Dreams have through time played a role in politics, and in this little study Richard Kagan sets out to relate the dreams of a young sixteenth-century Castilian seer, Lucrecia de León, to the political world of Philip II. Lucrecia was arrested by the Inquisition in 1590, and her dreams over the preceding thirty months were carefully investigated. (In an appendix Kagan lists them in calendar form.) Among the reasons she was arrested was that she had predicted the defeat of the Armada, and she “now says,” the Florentine ambassador reported, “that the king will soon die.” Kagan skillfully depicts the complex world of schemers and dreamers within which Lucrecia and her supporters operated and demonstrates that what might have been just another harmless case of prophesying suddenly became urgent when Lucrecia’s sayings coincided with the political crisis caused by the escape of Antonio Pérez to Aragon in 1590. The arrest of the seer for “sedition” ended her career and showed that the government was determined to act in a moment of grave national and international crisis.

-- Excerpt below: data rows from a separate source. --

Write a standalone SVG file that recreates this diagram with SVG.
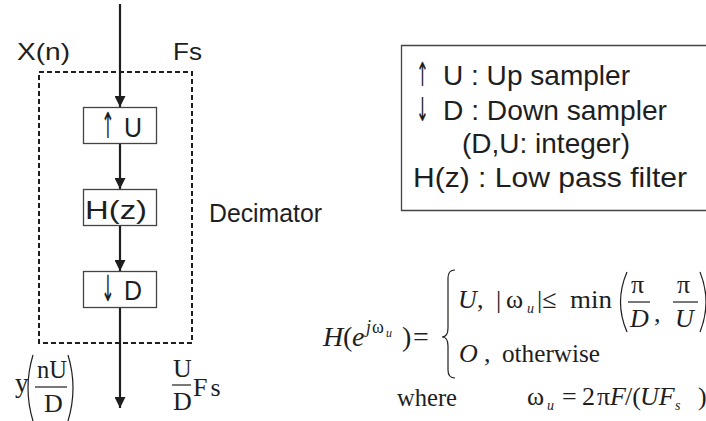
<svg xmlns="http://www.w3.org/2000/svg" width="706" height="421" viewBox="0 0 706 421">
<style>
.sans{font-family:"Liberation Sans",Arial,sans-serif;fill:#1e1e1e}
.arr{font-family:"DejaVu Sans",sans-serif;fill:#1e1e1e}
.serif{font-family:"Liberation Serif","Times New Roman",serif;fill:#1e1e1e}
.it{font-style:italic}
.box{fill:#fff;stroke:#444;stroke-width:1.3}
.conn{stroke:#1e1e1e;stroke-width:2.2;fill:none}
.thin{stroke:#1e1e1e;stroke-width:1.2;fill:none}
</style>
<defs>
<marker id="ah" markerUnits="userSpaceOnUse" markerWidth="12" markerHeight="11" refX="11" refY="5.5" orient="auto">
<path d="M0,0 L11,5.5 L0,11 Z" fill="#1e1e1e"/>
</marker>
</defs>
<rect width="706" height="421" fill="#fff"/>

<g id="decimator">
<rect x="39" y="72" width="153" height="271" fill="none" stroke="#1e1e1e" stroke-width="2" stroke-dasharray="5,3"/>
<text class="sans" x="209" y="222" font-size="25" textLength="113" lengthAdjust="spacingAndGlyphs">Decimator</text>
</g>

<g id="input-labels">
<text class="sans" x="17" y="60" font-size="24" textLength="53" lengthAdjust="spacingAndGlyphs">X(n)</text>
<text class="sans" x="173" y="60" font-size="24" textLength="29" lengthAdjust="spacingAndGlyphs">Fs</text>
</g>

<g id="connectors">
<line class="conn" x1="120" y1="4" x2="120" y2="107" marker-end="url(#ah)"/>
<line class="conn" x1="120" y1="143" x2="120" y2="189" marker-end="url(#ah)"/>
<line class="conn" x1="120" y1="226" x2="120" y2="271" marker-end="url(#ah)"/>
<line class="conn" x1="120" y1="307" x2="120" y2="408" marker-end="url(#ah)"/>
</g>

<g id="upsampler">
<rect class="box" x="83.5" y="107.5" width="73" height="36"/>
<text class="arr" transform="translate(101,138) scale(0.45,1)" x="0" y="0" font-size="36">↑</text>
<text class="sans" x="124" y="137" font-size="27" textLength="18" lengthAdjust="spacingAndGlyphs">U</text>
</g>

<g id="filter">
<rect class="box" x="83.5" y="189.5" width="73" height="36"/>
<text class="sans" x="85" y="219" font-size="26" textLength="62" lengthAdjust="spacingAndGlyphs">H(z)</text>
</g>

<g id="downsampler">
<rect class="box" x="83.5" y="271.5" width="73" height="36"/>
<text class="arr" transform="translate(101,301) scale(0.45,1)" x="0" y="0" font-size="36">↓</text>
<text class="sans" x="124" y="300" font-size="27" textLength="18" lengthAdjust="spacingAndGlyphs">D</text>
</g>

<g id="output-labels">
<text class="serif" x="15" y="392" font-size="27">y</text>
<path class="thin" d="M33,355 Q23,388 33,421"/>
<path class="thin" d="M68,355 Q78,388 68,421"/>
<text class="serif" x="37" y="378" font-size="26" textLength="30" lengthAdjust="spacingAndGlyphs">nU</text>
<line class="thin" x1="35" y1="387" x2="67" y2="387"/>
<text class="serif" x="44" y="412" font-size="26">D</text>
<text class="serif" x="173" y="377" font-size="26">U</text>
<line class="thin" x1="172" y1="385" x2="191" y2="385"/>
<text class="serif" x="173" y="410" font-size="26">D</text>
<text class="serif" x="193" y="396" font-size="26" letter-spacing="3">Fs</text>
</g>

<g id="legend">
<path d="M706,45.5 H401.5 V210.5 H706" fill="none" stroke="#444" stroke-width="1.3"/>
<text class="arr" transform="translate(416,86) scale(0.47,1)" x="0" y="0" font-size="33">↑</text>
<text class="sans" x="443" y="85" font-size="28" textLength="187" lengthAdjust="spacingAndGlyphs">U : Up sampler</text>
<text class="arr" transform="translate(416,121) scale(0.47,1)" x="0" y="0" font-size="33">↓</text>
<text class="sans" x="443" y="120" font-size="28" textLength="224" lengthAdjust="spacingAndGlyphs">D : Down sampler</text>
<text class="sans" x="462" y="153" font-size="28" textLength="168" lengthAdjust="spacingAndGlyphs">(D,U: integer)</text>
<text class="sans" x="413" y="187" font-size="28" textLength="274" lengthAdjust="spacingAndGlyphs">H(z) : Low pass filter</text>
</g>

<g id="formula">
<text class="serif it" x="323" y="346" font-size="28">H</text>
<text class="serif" x="343" y="346" font-size="28">(</text>
<text class="serif it" x="352" y="346" font-size="28">e</text>
<text class="serif it" x="366" y="333" font-size="18">j</text>
<text class="serif" x="372" y="333" font-size="18">ω</text>
<text class="serif it" x="386" y="337" font-size="12">u</text>
<text class="serif" x="402" y="346" font-size="28">)</text>
<text class="serif" x="413" y="346" font-size="28">=</text>
<path class="thin" stroke-width="1.4" d="M455,270 Q448,270 448,278 L448,328 Q448,337 442,337 Q448,337 448,346 L448,370 Q448,378 455,378"/>
<text class="serif it" x="458" y="308" font-size="26">U</text>
<text class="serif" x="477" y="308" font-size="26">,</text>
<text class="serif" x="496" y="308" font-size="26">|</text>
<text class="serif" x="506" y="308" font-size="26">ω</text>
<text class="serif it" x="527" y="313" font-size="14">u</text>
<text class="serif" x="537" y="308" font-size="26">|≤</text>
<text class="serif" x="570" y="308" font-size="26" textLength="42" lengthAdjust="spacingAndGlyphs">min</text>
<path class="thin" stroke-width="1.4" d="M627,272 Q614,302 627,332"/>
<text class="serif" x="631" y="293" font-size="26">π</text>
<line class="thin" x1="628" y1="302" x2="650" y2="302"/>
<text class="serif it" x="630" y="327" font-size="26">D</text>
<text class="serif" x="654" y="322" font-size="26">,</text>
<text class="serif" x="677" y="293" font-size="26">π</text>
<line class="thin" x1="673" y1="302" x2="698" y2="302"/>
<text class="serif it" x="675" y="327" font-size="26">U</text>
<path class="thin" stroke-width="1.4" d="M700,272 Q712,302 700,332"/>
<text class="serif it" x="459" y="362" font-size="26">O</text>
<text class="serif" x="484" y="362" font-size="26">,</text>
<text class="serif" x="502" y="362" font-size="26" textLength="98" lengthAdjust="spacingAndGlyphs">otherwise</text>
<text class="serif" x="397" y="406" font-size="25" textLength="60" lengthAdjust="spacingAndGlyphs">where</text>
<text class="serif" x="527" y="405" font-size="26">ω</text>
<text class="serif it" x="547" y="410" font-size="14">u</text>
<text class="serif" x="562" y="405" font-size="26">=</text>
<text class="serif" x="582" y="405" font-size="26">2</text>
<text class="serif" x="597" y="405" font-size="26">π</text>
<text class="serif it" x="610" y="405" font-size="26">F</text>
<text class="serif" x="625" y="405" font-size="26">/(</text>
<text class="serif it" x="640" y="405" font-size="26">UF</text>
<text class="serif it" x="675" y="410" font-size="14">s</text>
<text class="serif" x="698" y="405" font-size="26">)</text>
</g>
</svg>
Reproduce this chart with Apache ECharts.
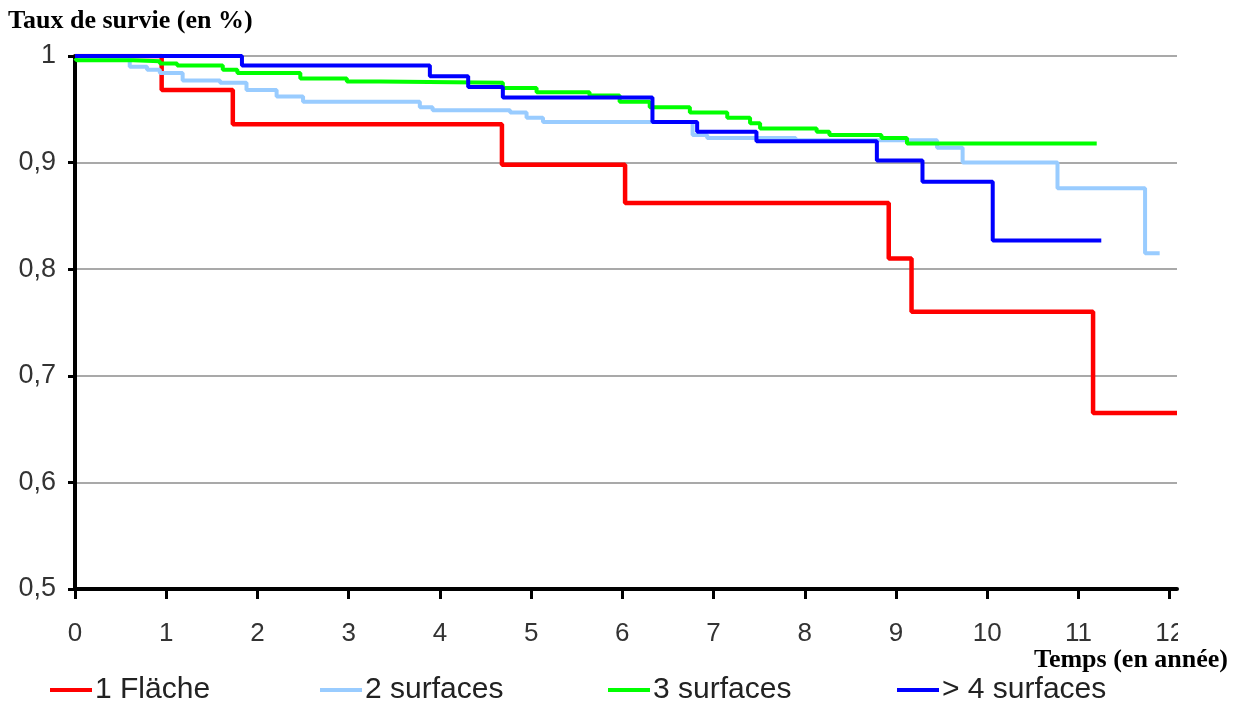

This is an entertaining and scholarly book, though Kagan may exaggerate Lucrecia’s significance when he says that “in her way she represents the social and political conscience of sixteenth-century Spain.” She was only one of many marginal figures in the history of this time, all of whom played a part in the expression of attitudes toward the prevailing government, and she represented only one point on a broad spectrum of opinion. The author has produced a splendid and highly readable picture of Lucrecia’s role within this spectrum, but it should not be forgotten that nondreamers were even more cogent in their criticisms of Philip II: the celebrated Jesuit Ribadeneira in 1580 presented a picture of “the people, the grandees, the gentry, the clergy . . . all embittered, disillusioned, and discontented"; and Don Carlos de Borja in 1591 foretold imminent rebellions throughout Catalonia, Valencia, and even Castile and Madrid. Kagan is no douht well acquainted with these witnesses, and his study remains an illuminating incursion into the dream dimension of the political problems that beset the last decade of the reign of Philip II.